In actual fact, I think the current carbon tax package is too soft and only a token step towards redressing climate change, but it's little wonder that this is the best the government could do with so many people opposed to the idea, not to the mention opposed to the very concept of climate change itself, and the need to do anything about it.

Then I saw The Global Rich List, where you can rank your innual income against the rest of the world. My paltry postgrad stipend still puts me in the top 11-12%, a rather sobering thought. Yes, the cost of living in Sydney is pretty high, but what is included in that cost of living, anyway? Rent for a roof over my head, electricity and gas to keep me warm and able to cook and see, fresh running water, adequate public transport, and more than enough good food to eat. That's a whole lot more than a lot of people in the world. And if we didn't spend and use so much power and fuel, then the need for a carbon tax mightn't be as dire.

The fact is, very few people in Australia are truly doing it tough, no matter what Tony Abbott says (and as if Mr Abbott himself would even know what that means). Lemon has it exactly right when he says, "Australians, en masse, are enjoying a better standard of living than has ever been enjoyed in this country’s history." There's some poverty, but not much, and those who really cannot afford the increase caused by the carbon tax won't have to.

I'm lucky. We're the lucky country.
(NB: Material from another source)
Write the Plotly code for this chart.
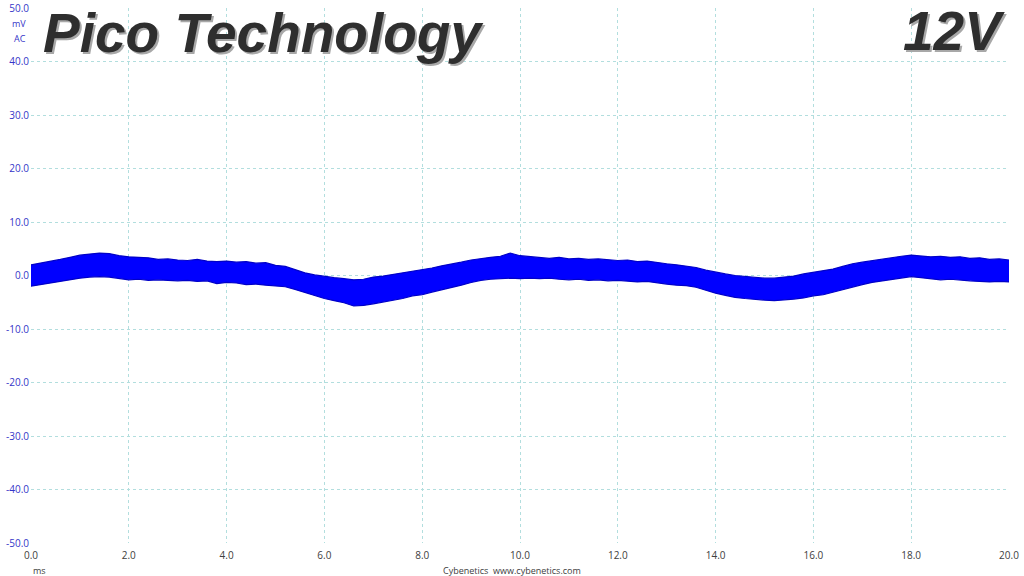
import plotly.graph_objects as go

# time (ms) sample points and envelope of the ripple band (mV)
time_ms = [round(i * 0.2, 1) for i in range(101)]
upper_mv = [2.0, 2.3, 2.6, 3.0, 3.4, 3.8, 4.0, 4.2, 4.1, 3.7,
            3.5, 3.4, 3.3, 3.0, 3.1, 2.9, 2.8, 3.0, 2.7, 2.6,
            2.7, 2.5, 2.6, 2.3, 2.4, 1.9, 1.7, 1.1, 0.5, 0.1,
            -0.2, -0.4, -0.6, -0.8, -0.7, -0.3, -0.1, 0.2, 0.4, 0.7,
            1.0, 1.4, 1.8, 2.1, 2.5, 2.9, 3.2, 3.4, 3.6, 4.2,
            3.7, 3.5, 3.3, 3.2, 3.4, 3.1, 3.2, 3.0, 3.1, 2.9,
            2.8, 2.9, 2.6, 2.7, 2.4, 2.2, 2.0, 1.8, 1.5, 1.0,
            0.6, 0.3, 0.0, -0.2, -0.4, -0.5, -0.5, -0.3, -0.1, 0.3,
            0.6, 0.8, 1.2, 1.7, 2.2, 2.5, 2.8, 3.1, 3.3, 3.6,
            3.8, 3.7, 3.5, 3.6, 3.4, 3.5, 3.2, 3.3, 3.0, 3.1,
            2.9]
lower_mv = [-2.0, -1.7, -1.3, -1.1, -0.8, -0.5, -0.3, -0.2, -0.3, -0.6,
            -0.8, -0.7, -0.9, -0.8, -0.9, -1.0, -0.9, -1.1, -1.0, -1.5,
            -1.3, -1.4, -1.7, -1.6, -1.8, -1.9, -2.1, -2.6, -3.2, -3.8,
            -4.3, -4.7, -5.1, -5.7, -5.6, -5.3, -5.0, -4.6, -4.3, -3.8,
            -3.6, -3.1, -2.7, -2.3, -1.8, -1.3, -0.9, -0.7, -0.6, -0.5,
            -0.6, -0.5, -0.6, -0.5, -0.7, -0.8, -0.7, -0.9, -0.8, -1.0,
            -0.9, -1.0, -1.2, -1.1, -1.4, -1.6, -1.8, -1.9, -2.2, -2.8,
            -3.3, -3.7, -4.1, -4.3, -4.5, -4.6, -4.7, -4.6, -4.4, -4.2,
            -3.8, -3.6, -3.1, -2.7, -2.2, -1.7, -1.3, -1.0, -0.8, -0.4,
            -0.2, -0.4, -0.6, -0.8, -0.7, -0.9, -1.0, -1.1, -1.2, -1.1,
            -1.2]

x_ticks = [0, 2, 4, 6, 8, 10, 12, 14, 16, 18, 20]
y_ticks = [50, 40, 30, 20, 10, 0, -10, -20, -30, -40, -50]

fig = go.Figure()
fig.add_trace(go.Scatter(x=time_ms, y=lower_mv, mode="lines",
                         line=dict(color="#0000c8", width=1.2),
                         hoverinfo="skip", showlegend=False))
fig.add_trace(go.Scatter(x=time_ms, y=upper_mv, mode="lines",
                         line=dict(color="#0000c8", width=1.2),
                         fill="tonexty", fillcolor="#0000ff",
                         hoverinfo="skip", showlegend=False))

grid_col = "#b2dede"
fig.update_xaxes(range=[0, 20], tickvals=x_ticks, automargin=False,
                 ticktext=[f"{v:.1f}" for v in x_ticks],
                 showgrid=True, gridcolor=grid_col, griddash="dot", gridwidth=1,
                 zeroline=False, showline=False, ticks="", ticklabelstandoff=5,
                 tickfont=dict(family="Open Sans", size=10, color="#404040"))
fig.update_yaxes(range=[-50, 50], tickvals=y_ticks, automargin=False,
                 ticktext=[f"{v:.1f}" for v in y_ticks],
                 showgrid=True, gridcolor=grid_col, griddash="dot", gridwidth=1,
                 zeroline=False, showline=False, ticks="", ticklabelstandoff=1,
                 tickfont=dict(family="Open Sans", size=10, color="#3535c8"))

ann = []
# title with soft shadow
for dx, dy, col in [(2, -2, "#a8a8a8"), (0, 0, "#2e2e2e")]:
    ann.append(dict(text="<b><i>Pico Technology</i></b>", xref="paper", yref="paper",
                    x=0.0, y=1.0, xanchor="left", yanchor="top", showarrow=False,
                    xshift=dx + 10, yshift=dy + 8,
                    font=dict(family="Liberation Sans", size=55, color=col)))
    ann.append(dict(text="<b><i>12V</i></b>", xref="paper", yref="paper",
                    x=1.0, y=1.0, xanchor="right", yanchor="top", showarrow=False,
                    xshift=dx - 2, yshift=dy + 10,
                    font=dict(family="Liberation Sans", size=55, color=col)))
ann.append(dict(text="mV", xref="paper", yref="paper", x=0, y=1, xanchor="right",
                yanchor="top", xshift=-3, yshift=-7, showarrow=False,
                font=dict(family="Open Sans", size=9, color="#3535c8")))
ann.append(dict(text="AC", xref="paper", yref="paper", x=0, y=1, xanchor="right",
                yanchor="top", xshift=-3, yshift=-22, showarrow=False,
                font=dict(family="Open Sans", size=9, color="#3535c8")))
ann.append(dict(text="ms", xref="paper", yref="paper", x=0, y=0, xanchor="left",
                yanchor="top", xshift=0, yshift=-19, showarrow=False,
                font=dict(family="Open Sans", size=9, color="#404040")))
ann.append(dict(text="Cybenetics  www.cybenetics.com", xref="paper", yref="paper",
                x=0.492, y=0, xanchor="center", yanchor="top", yshift=-19, showarrow=False,
                font=dict(family="Open Sans", size=9, color="#404040")))

fig.update_layout(width=1024, height=576, autosize=False,
                  margin=dict(l=31, r=15, t=8, b=33),
                  paper_bgcolor="white", plot_bgcolor="white",
                  annotations=ann, showlegend=False)

fig.write_html("out.html", config={"displayModeBar": False},
               post_script="document.body.style.margin='0';document.body.style.overflow='hidden';")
So why are we so damn selfish sometimes?!


I think Australians have become greedier and more materialistic as we have grown wealthier .The 12 years of Howard with his middle class welfare handouts to those who didn't need them, the pandering to racist sentiment against foreigners for electoral advantage and the shocking levels of deceit practised by his Government have made the people nastier, greedier and more distrustful of politicians. So anything that is put up by politicians if it involves even the hint of a cost to the hip pocket engenders almost pathological bouts of rage among those who feel hard done by and there are a lot of those. The Mad Monk and his minions in the media - Murdoch and the the Parrott and fellow shock jocks don't help much . They keep on fanning the flames of intolerance, fear and hatred higher and higher.

I note that the most fervent climate deniers are usually old and I only have contempt for them. They will not be around to suffer the full consequences of climate change and they don't care it seems as their hip pocket is all that counts. They disgust me. I probably won't be around either and don't have children but I can't understand this total lack of responsibility and care for the future of the planet and the people yet to come. It's truly appalling.
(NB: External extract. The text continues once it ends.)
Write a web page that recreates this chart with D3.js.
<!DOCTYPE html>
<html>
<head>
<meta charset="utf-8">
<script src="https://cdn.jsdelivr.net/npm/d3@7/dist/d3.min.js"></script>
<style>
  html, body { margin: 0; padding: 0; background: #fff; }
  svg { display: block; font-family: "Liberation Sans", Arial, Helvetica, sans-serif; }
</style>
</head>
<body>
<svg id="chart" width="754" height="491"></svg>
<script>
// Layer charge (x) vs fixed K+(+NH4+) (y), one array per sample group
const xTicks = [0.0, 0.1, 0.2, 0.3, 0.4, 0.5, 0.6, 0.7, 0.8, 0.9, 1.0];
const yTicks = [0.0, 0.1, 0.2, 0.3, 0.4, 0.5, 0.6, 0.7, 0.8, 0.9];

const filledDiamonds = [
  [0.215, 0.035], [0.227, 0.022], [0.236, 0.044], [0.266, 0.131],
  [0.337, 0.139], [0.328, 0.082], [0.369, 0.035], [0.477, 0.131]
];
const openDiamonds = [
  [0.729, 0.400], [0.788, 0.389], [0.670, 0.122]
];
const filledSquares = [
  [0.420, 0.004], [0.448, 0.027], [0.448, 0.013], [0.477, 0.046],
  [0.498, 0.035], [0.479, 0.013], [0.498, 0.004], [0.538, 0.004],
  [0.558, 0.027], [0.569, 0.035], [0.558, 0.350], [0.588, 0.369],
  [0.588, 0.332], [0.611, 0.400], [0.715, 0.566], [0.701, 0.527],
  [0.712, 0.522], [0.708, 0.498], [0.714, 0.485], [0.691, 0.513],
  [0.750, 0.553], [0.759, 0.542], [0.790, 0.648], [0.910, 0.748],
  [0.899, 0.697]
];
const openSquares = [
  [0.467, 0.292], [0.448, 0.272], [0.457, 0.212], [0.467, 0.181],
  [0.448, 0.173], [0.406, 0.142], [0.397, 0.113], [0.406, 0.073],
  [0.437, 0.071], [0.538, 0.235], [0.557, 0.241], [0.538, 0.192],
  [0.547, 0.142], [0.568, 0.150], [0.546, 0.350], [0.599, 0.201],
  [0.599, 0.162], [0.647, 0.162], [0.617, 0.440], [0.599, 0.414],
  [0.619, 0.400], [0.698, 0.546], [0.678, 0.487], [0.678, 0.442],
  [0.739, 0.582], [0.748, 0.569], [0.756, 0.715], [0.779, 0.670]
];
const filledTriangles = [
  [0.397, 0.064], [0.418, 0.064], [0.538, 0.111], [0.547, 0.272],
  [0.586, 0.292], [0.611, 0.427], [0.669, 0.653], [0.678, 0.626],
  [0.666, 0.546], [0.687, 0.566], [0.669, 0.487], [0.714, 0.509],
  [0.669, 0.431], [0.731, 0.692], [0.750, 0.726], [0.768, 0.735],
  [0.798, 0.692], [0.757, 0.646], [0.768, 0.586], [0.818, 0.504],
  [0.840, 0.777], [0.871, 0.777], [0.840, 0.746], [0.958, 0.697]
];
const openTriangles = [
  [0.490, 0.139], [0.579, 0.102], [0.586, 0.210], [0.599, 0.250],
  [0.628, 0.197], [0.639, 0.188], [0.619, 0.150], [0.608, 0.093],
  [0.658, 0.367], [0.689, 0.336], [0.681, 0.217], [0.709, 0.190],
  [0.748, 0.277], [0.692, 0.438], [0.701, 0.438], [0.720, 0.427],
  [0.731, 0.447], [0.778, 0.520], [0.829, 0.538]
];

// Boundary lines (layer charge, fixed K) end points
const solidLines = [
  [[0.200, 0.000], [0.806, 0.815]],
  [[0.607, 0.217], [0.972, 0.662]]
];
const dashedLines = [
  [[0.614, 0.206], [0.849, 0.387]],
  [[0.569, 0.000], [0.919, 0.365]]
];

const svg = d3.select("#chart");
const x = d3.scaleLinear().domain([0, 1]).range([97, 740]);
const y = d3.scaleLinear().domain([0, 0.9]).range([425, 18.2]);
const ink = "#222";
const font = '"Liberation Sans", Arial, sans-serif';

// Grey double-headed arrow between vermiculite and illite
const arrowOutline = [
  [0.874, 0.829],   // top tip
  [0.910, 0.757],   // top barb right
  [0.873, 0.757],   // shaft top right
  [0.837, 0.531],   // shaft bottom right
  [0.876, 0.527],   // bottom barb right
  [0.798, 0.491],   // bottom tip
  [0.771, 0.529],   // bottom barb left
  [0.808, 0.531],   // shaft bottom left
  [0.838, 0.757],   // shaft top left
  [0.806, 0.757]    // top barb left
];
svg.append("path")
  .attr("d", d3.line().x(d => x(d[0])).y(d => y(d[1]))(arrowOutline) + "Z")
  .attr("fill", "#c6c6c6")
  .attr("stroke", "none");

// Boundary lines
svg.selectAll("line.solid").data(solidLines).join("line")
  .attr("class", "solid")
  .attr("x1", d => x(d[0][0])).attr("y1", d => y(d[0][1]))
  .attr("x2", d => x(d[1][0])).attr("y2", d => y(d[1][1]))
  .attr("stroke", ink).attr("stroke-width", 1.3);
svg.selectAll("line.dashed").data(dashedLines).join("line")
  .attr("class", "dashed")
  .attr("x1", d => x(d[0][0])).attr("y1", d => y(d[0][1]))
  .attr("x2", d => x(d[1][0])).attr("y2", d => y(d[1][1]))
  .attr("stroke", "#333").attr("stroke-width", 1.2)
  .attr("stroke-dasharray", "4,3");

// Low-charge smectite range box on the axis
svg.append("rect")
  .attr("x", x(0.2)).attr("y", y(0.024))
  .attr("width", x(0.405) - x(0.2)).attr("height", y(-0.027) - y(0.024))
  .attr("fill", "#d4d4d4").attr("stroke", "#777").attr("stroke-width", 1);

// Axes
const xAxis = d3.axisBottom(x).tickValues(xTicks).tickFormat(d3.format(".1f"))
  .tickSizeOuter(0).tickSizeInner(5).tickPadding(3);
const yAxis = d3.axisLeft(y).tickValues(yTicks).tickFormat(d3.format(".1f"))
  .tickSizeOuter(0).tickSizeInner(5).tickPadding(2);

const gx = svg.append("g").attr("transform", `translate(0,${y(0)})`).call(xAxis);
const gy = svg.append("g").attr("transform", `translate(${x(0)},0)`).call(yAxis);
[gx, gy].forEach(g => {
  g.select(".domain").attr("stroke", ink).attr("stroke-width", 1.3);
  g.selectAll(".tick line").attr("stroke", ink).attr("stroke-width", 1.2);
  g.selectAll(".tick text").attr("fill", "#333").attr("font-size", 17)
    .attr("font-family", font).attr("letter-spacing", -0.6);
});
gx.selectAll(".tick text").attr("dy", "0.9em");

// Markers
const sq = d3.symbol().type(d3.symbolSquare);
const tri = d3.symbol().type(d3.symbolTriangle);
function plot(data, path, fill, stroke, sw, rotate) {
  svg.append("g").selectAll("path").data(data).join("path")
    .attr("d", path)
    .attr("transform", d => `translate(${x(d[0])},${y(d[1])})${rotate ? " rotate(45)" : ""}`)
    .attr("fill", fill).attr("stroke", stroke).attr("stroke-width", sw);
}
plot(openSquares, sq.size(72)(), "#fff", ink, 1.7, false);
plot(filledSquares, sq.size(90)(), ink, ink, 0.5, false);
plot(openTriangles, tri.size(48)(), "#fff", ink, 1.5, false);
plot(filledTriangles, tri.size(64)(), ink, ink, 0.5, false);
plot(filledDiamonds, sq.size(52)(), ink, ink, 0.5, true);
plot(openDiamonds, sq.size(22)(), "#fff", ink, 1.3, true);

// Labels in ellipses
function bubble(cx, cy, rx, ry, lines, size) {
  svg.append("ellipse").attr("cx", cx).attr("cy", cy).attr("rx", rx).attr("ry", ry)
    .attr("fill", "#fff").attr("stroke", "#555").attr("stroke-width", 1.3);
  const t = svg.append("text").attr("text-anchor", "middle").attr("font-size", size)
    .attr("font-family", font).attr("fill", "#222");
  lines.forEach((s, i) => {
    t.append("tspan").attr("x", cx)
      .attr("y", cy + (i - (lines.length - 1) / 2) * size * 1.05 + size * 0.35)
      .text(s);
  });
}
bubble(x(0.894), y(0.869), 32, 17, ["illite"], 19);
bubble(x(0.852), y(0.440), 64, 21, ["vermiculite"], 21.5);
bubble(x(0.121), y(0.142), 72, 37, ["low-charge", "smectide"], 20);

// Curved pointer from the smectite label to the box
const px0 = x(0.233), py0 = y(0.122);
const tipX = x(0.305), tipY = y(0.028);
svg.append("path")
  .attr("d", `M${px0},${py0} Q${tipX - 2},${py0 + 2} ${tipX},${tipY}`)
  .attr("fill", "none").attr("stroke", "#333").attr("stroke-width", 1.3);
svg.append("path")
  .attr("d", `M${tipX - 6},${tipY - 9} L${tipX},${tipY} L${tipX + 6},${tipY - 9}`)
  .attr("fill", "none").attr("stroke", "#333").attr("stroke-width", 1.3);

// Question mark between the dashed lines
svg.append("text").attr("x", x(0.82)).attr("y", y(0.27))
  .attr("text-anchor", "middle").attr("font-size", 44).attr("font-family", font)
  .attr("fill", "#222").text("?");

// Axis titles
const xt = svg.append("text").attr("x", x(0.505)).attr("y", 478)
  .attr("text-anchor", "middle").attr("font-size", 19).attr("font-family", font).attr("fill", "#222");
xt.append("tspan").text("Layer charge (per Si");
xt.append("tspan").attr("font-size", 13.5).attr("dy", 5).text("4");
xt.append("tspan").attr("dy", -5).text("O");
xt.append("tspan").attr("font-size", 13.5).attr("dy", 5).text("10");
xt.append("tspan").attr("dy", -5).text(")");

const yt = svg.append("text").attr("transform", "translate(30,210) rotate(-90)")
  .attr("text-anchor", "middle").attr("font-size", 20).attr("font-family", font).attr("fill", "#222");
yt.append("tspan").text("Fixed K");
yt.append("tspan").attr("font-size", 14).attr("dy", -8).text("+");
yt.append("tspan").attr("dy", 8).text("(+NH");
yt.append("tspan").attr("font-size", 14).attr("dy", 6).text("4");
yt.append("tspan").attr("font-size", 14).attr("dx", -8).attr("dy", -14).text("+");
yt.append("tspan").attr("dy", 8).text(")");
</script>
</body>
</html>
I think Australians now outwhinge the English. We would win Gold Medals if it was a sport.
It's amazing the vitriol of affluent people's reactions when asked to make a more-than-affordable contribution that helps society/the planet as a whole. Reminds me of what happened when the tax rate for people earning £50K+ was comparably increased. You'd think they were being put out on the street to sell matches.

I've been thinking about carbon taxing because of a YA novel. Last week I read The Carbon Diaries: 2015 by Saci Lloyd. It's a vision of a near-future UK that has pioneered a monthly carbon ration. Everything that uses carbon comes out of that: electrical appliances, fuel, travel; carbon is also costed into every manufactured/transported item. When your ration is used up, you'll be walking or cycling to college rather than taking the bus, and it's goodbye to hot showers, internet time, etc.

The novel has its flaws (though I agree more with the first reviewer than the angry ones), but it really made me think about how we're going to have to implement something like this for real, and very soon. As the article you linked alludes, I think most people have no concept of how finite our resources are, and the scale of lifestyle change it's going to take to stop things getting worse.